Aside from ethanol’s environmental consequences, questions linger over its future in an increasingly electrified world. In 2011, there were 22,000 EVs on U.S. roads. Ten years later, there were 2 million. One in five cars sold around the world this year will be electric, the International Energy Agency reported last week. As electric vehicles become more popular, “you are going to see the ethanol industry looking for ways to sustain itself, and probably sustainable aviation fuel is going to be their big push,” said Aaron Smith, an agricultural economist at University of California, Davis and a co-author of the 2022 study critical of ethanol.
The Department of Energy says ethanol jet fuel could reduce greenhouse gas emissions by as much as 153 percent compared to its petroleum counterpart.
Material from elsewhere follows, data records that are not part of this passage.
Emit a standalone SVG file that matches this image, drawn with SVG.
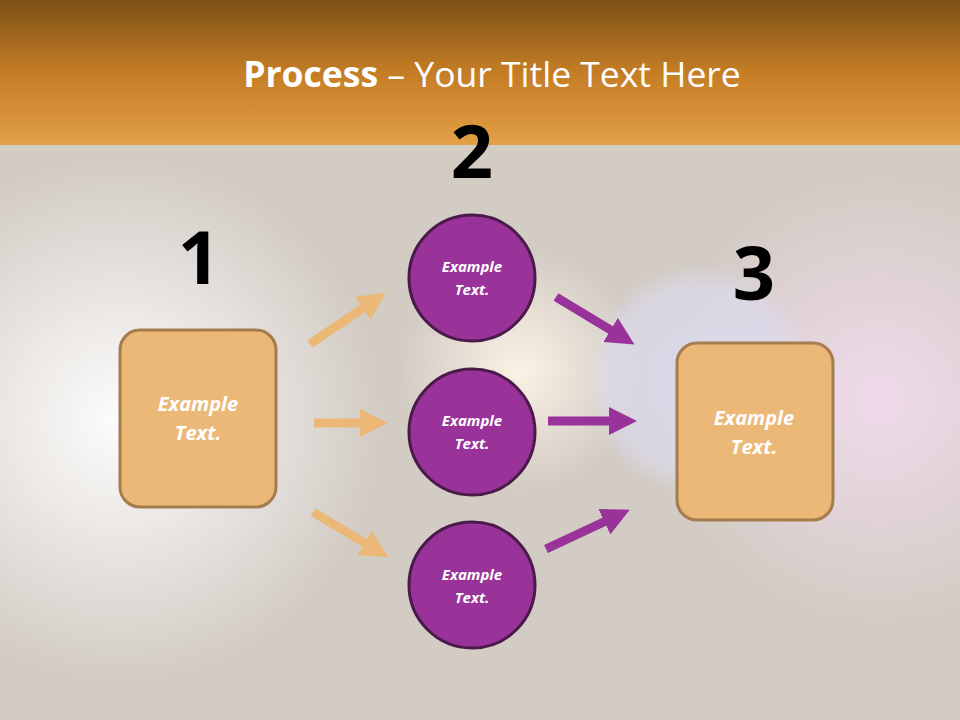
<svg xmlns="http://www.w3.org/2000/svg" width="960" height="720" viewBox="0 0 960 720">
<style>
.lbl{font-family:"Open Sans","Liberation Sans",sans-serif;font-weight:bold;font-style:italic;fill:#fff;text-anchor:middle}
.num{font-family:"Open Sans","Liberation Sans",sans-serif;font-weight:bold;fill:#000;text-anchor:middle;font-size:74px}
.box{fill:#ebb877;stroke:#a57c4e;stroke-width:3}
.circ{fill:#993399;stroke:#4a1a4a;stroke-width:3}
.ao{stroke:#ebb877;stroke-width:9;fill:none}
.ap{stroke:#993399;stroke-width:9;fill:none}
</style>
<defs>
<linearGradient id="hdr" x1="0" y1="0" x2="0" y2="1">
<stop offset="0" stop-color="#7b5016"/><stop offset="0.5" stop-color="#c57d25"/><stop offset="1" stop-color="#e3a046"/>
</linearGradient>
<radialGradient id="g1"><stop offset="0" stop-color="#fff" stop-opacity="0.95"/><stop offset="1" stop-color="#fff" stop-opacity="0"/></radialGradient>
<radialGradient id="g2"><stop offset="0" stop-color="#f3dcef" stop-opacity="0.9"/><stop offset="1" stop-color="#f3dcef" stop-opacity="0"/></radialGradient>
<radialGradient id="g3"><stop offset="0" stop-color="#fff6e8" stop-opacity="0.9"/><stop offset="1" stop-color="#fff6e8" stop-opacity="0"/></radialGradient>
<radialGradient id="g4"><stop offset="0" stop-color="#dcdcf2" stop-opacity="0.8"/><stop offset="0.8" stop-color="#dcdcf2" stop-opacity="0.6"/><stop offset="1" stop-color="#dcdcf2" stop-opacity="0"/></radialGradient>
<marker id="mo" markerUnits="userSpaceOnUse" markerWidth="30" markerHeight="30" refX="4" refY="14" orient="auto"><path d="M0,0 L28,14 L0,28 Z" fill="#ebb877"/></marker>
<marker id="mp" markerUnits="userSpaceOnUse" markerWidth="30" markerHeight="30" refX="4" refY="14" orient="auto"><path d="M0,0 L28,14 L0,28 Z" fill="#993399"/></marker>
</defs>
<rect width="960" height="720" fill="#d3ccc5"/>
<circle cx="120" cy="420" r="260" fill="url(#g1)"/>
<circle cx="520" cy="370" r="120" fill="url(#g3)"/>
<circle cx="880" cy="400" r="220" fill="url(#g2)"/>
<circle cx="700" cy="380" r="115" fill="url(#g4)"/>
<rect width="960" height="145" fill="url(#hdr)"/>
<text x="492" y="87" text-anchor="middle" font-family="'Open Sans','Liberation Sans',sans-serif" font-size="35.5" fill="#fff"><tspan font-weight="bold">Process</tspan> – Your Title Text Here</text>
<g id="connectors">
<line class="ao" x1="310" y1="344" x2="366" y2="306" marker-end="url(#mo)"/>
<line class="ao" x1="314" y1="423" x2="364" y2="423" marker-end="url(#mo)"/>
<line class="ao" x1="313" y1="512" x2="368" y2="545" marker-end="url(#mo)"/>
<line class="ap" x1="556" y1="297" x2="614" y2="332" marker-end="url(#mp)"/>
<line class="ap" x1="548" y1="421" x2="613" y2="421" marker-end="url(#mp)"/>
<line class="ap" x1="546" y1="549" x2="608" y2="520" marker-end="url(#mp)"/>
</g>
<g id="n1"><text class="num" x="199" y="284">1</text><rect class="box" x="120" y="330" width="156" height="177" rx="20"/><text class="lbl" x="198" y="411" font-size="20">Example</text><text class="lbl" x="198" y="440" font-size="20">Text.</text></g>
<g id="n2"><text class="num" x="472" y="178">2</text><circle class="circ" cx="472" cy="278" r="63"/><text class="lbl" x="472" y="272" font-size="15">Example</text><text class="lbl" x="472" y="295" font-size="15">Text.</text></g>
<g id="n2b"><circle class="circ" cx="472" cy="432" r="63"/><text class="lbl" x="472" y="426" font-size="15">Example</text><text class="lbl" x="472" y="449" font-size="15">Text.</text></g>
<g id="n2c"><circle class="circ" cx="472" cy="585" r="63"/><text class="lbl" x="472" y="580" font-size="15">Example</text><text class="lbl" x="472" y="603" font-size="15">Text.</text></g>
<g id="n3"><text class="num" x="754" y="300">3</text><rect class="box" x="677" y="343" width="156" height="177" rx="20"/><text class="lbl" x="754" y="425" font-size="20">Example</text><text class="lbl" x="754" y="454" font-size="20">Text.</text></g>
</svg>
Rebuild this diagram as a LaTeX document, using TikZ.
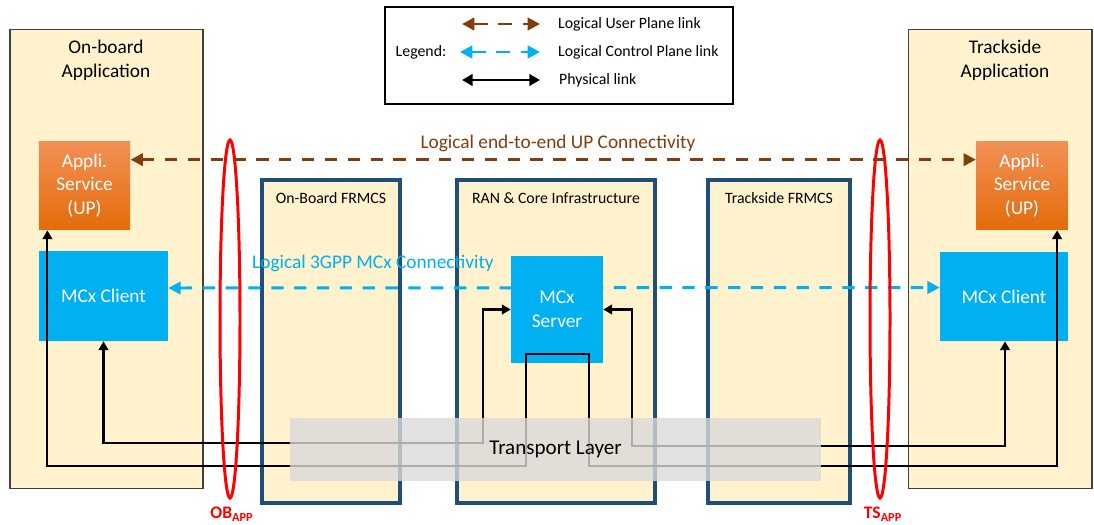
\documentclass[tikz,border=0pt]{standalone}
\usepackage{fontspec}
\setmainfont{Carlito}
\usepackage{tikz}
\usetikzlibrary{positioning,calc,arrows.meta,shapes.geometric}
\definecolor{cream}{HTML}{FFF2CC}
\definecolor{frmcs}{HTML}{1F4E79}
\definecolor{mcx}{HTML}{00B0F0}
\definecolor{svctop}{HTML}{F29056}
\definecolor{svcbot}{HTML}{E36C0A}
\definecolor{upbrown}{HTML}{843C0C}
\definecolor{layer}{HTML}{D9D9D9}

\begin{document}
\begin{tikzpicture}[x=0.02cm,y=-0.02cm]
\tikzset{App/.style={draw=black!75,line width=0.6pt,fill=cream,minimum height=9.2cm}}
\tikzset{F/.style={draw=frmcs,line width=1.8pt,fill=cream,minimum height=6.46cm}}
\tikzset{S/.style={top color=svctop,bottom color=svcbot,text=white,align=center,minimum width=1.83cm,minimum height=1.78cm,font=\fontsize{11}{13.4}\selectfont}}
\tikzset{M/.style={fill=mcx,text=white,align=center,font=\fontsize{11}{13.4}\selectfont}}
\tikzset{T/.style={font=\fontsize{9}{11}\selectfont}}
\tikzset{phys/.style={draw=black,line width=1.2pt,{Triangle[length=5pt,width=5.5pt]}-{Triangle[length=5pt,width=5.5pt]}}}
\tikzset{up/.style={draw=upbrown,line width=1.7pt,dash pattern=on 7pt off 6pt,{Triangle[length=7pt,width=7pt]}-{Triangle[length=7pt,width=7pt]}}}
\tikzset{cp/.style={draw=mcx,line width=1.7pt,dash pattern=on 7pt off 6pt,{Triangle[length=7pt,width=7pt]}-{Triangle[length=7pt,width=7pt]}}}
\tikzset{R/.style={ellipse,draw=red,line width=1.7pt,inner sep=0pt,minimum width=0.4cm,minimum height=7.16cm}}

\useasboundingbox (0,0) rectangle (1094,524);

  \node[App,minimum width=3.86cm] (obapp) at (106.5,259) {};
  \node[App,minimum width=3.68cm] (tsapp) at (1000,259) {};
  \node[align=center,font=\fontsize{11}{13.6}\selectfont] (obtitle) at (106,60) {On-board\\Application};
  \node[align=center,font=\fontsize{11}{13.6}\selectfont] (tstitle) at (1005,60) {Trackside\\Application};

  \node[F,minimum width=2.76cm] (obfrmcs) at (331,341.5) {};
  \node[F,minimum width=3.96cm] (ran) at (556,341.5) {};
  \node[F,minimum width=2.84cm] (tsfrmcs) at (779,341.5) {};
  \node[T] (obfrmcslbl) at (331,198) {On-Board FRMCS};
  \node[T] (ranlbl) at (556,198) {RAN \& Core Infrastructure};
  \node[T] (tsfrmcslbl) at (779,198) {Trackside FRMCS};

  \node[S] (obsvc) at (84.5,185.5) {Appli.\\Service\\(UP)};
  \node[S] (tssvc) at (1022,185.5) {Appli.\\Service\\(UP)};
  \node[M,minimum width=2.58cm,minimum height=1.8cm] (obclient) at (103.5,296) {MCx Client};
  \node[M,minimum width=2.56cm,minimum height=1.78cm] (tsclient) at (1004,296.5) {MCx Client};

  \draw[cp] ($(obclient.east)+(0,-8)$) -- ($(tsclient.west)+(0,-9)$);
  \node[text=mcx,font=\fontsize{11}{13}\selectfont] (cplbl) at (373,263) {Logical 3GPP MCx Connectivity};

  \node[M,minimum width=1.84cm,minimum height=2.14cm] (mcxsrv) at (557,309.5) {MCx\\Server};

  \draw[phys] (obclient.south) |- (483,443) |- (mcxsrv.west);
  \draw[phys] (mcxsrv.east) -| (632,446) -| ($(tsclient.south)+(1,0)$);
  \draw[phys] ($(obsvc.south west)+(9,0)$) |- (526,466) |- (589,354) -- (589,466) -| ($(tssvc.south east)+(-11,0)$);

  \node[fill=layer,fill opacity=0.8,text opacity=1,minimum width=10.62cm,minimum height=1.26cm,font=\fontsize{12}{14}\selectfont] (transport) at (555.5,449.5) {Transport Layer};

  \node[R] (obring) at (230,319) {};
  \node[R] (tsring) at (880,319) {};
  \node[text=red,font=\bfseries\fontsize{10}{12}\selectfont] (oblbl) at (232,514) {OB\textsubscript{APP}};
  \node[text=red,font=\bfseries\fontsize{10}{12}\selectfont] (tslbl) at (883,514) {TS\textsubscript{APP}};

  \draw[up] ($(obsvc.north east)+(0,19)$) -- ($(tssvc.north west)+(0,19)$);
  \node[text=upbrown,font=\fontsize{11}{13}\selectfont] (uplbl) at (558,143) {Logical end-to-end UP Connectivity};

  \node[draw=black,line width=1.1pt,minimum width=6.96cm,minimum height=1.94cm] (legend) at (559,55.5) {};
  \node[T] (lgtitle) at (421,52) {Legend:};
  \node[T,anchor=west] (lgup) at (552,24) {Logical User Plane link};
  \node[T,anchor=west] (lgcp) at (552,52) {Logical Control Plane link};
  \node[T,anchor=west] (lgph) at (553,80) {Physical link};
  \coordinate (lgup1) at (462,24);
  \coordinate (lgcp1) at (460,52);
  \coordinate (lgph1) at (462,80);
  \draw[up,dash pattern=on 8pt off 6pt] (lgup1) -- ($(lgup.west)+(-12,0)$);
  \draw[cp,dash pattern=on 8pt off 6pt] (lgcp1) -- ($(lgcp.west)+(-12,0)$);
  \draw[phys,line width=1.5pt,{Triangle[length=6pt,width=6.5pt]}-{Triangle[length=6pt,width=6.5pt]}] (lgph1) -- ($(lgph.west)+(-13,0)$);
\end{tikzpicture}
\end{document}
Hill said it has the same problems as the ethanol used to power cars. “There’s no reason to think they’re any different,” he said.
Yet two years ago, the Biden administration set a goal of producing 3 billion gallons of sustainable aviation fuel by 2030. Just last month, two House Democrats — Julia Brownley of California and Brad Schneider of Illinois — reintroduced the Sustainable Aviation Fuel Act, which would authorize $1 billion of federal funds to spur growth in the industry. To qualify for the subsidies, fuels must emit 50 percent fewer greenhouse gasses during their life cycle than oil-based jet fuel. Only time will tell if the new use of ethanol delivers the future the fuel’s supporters have long promised.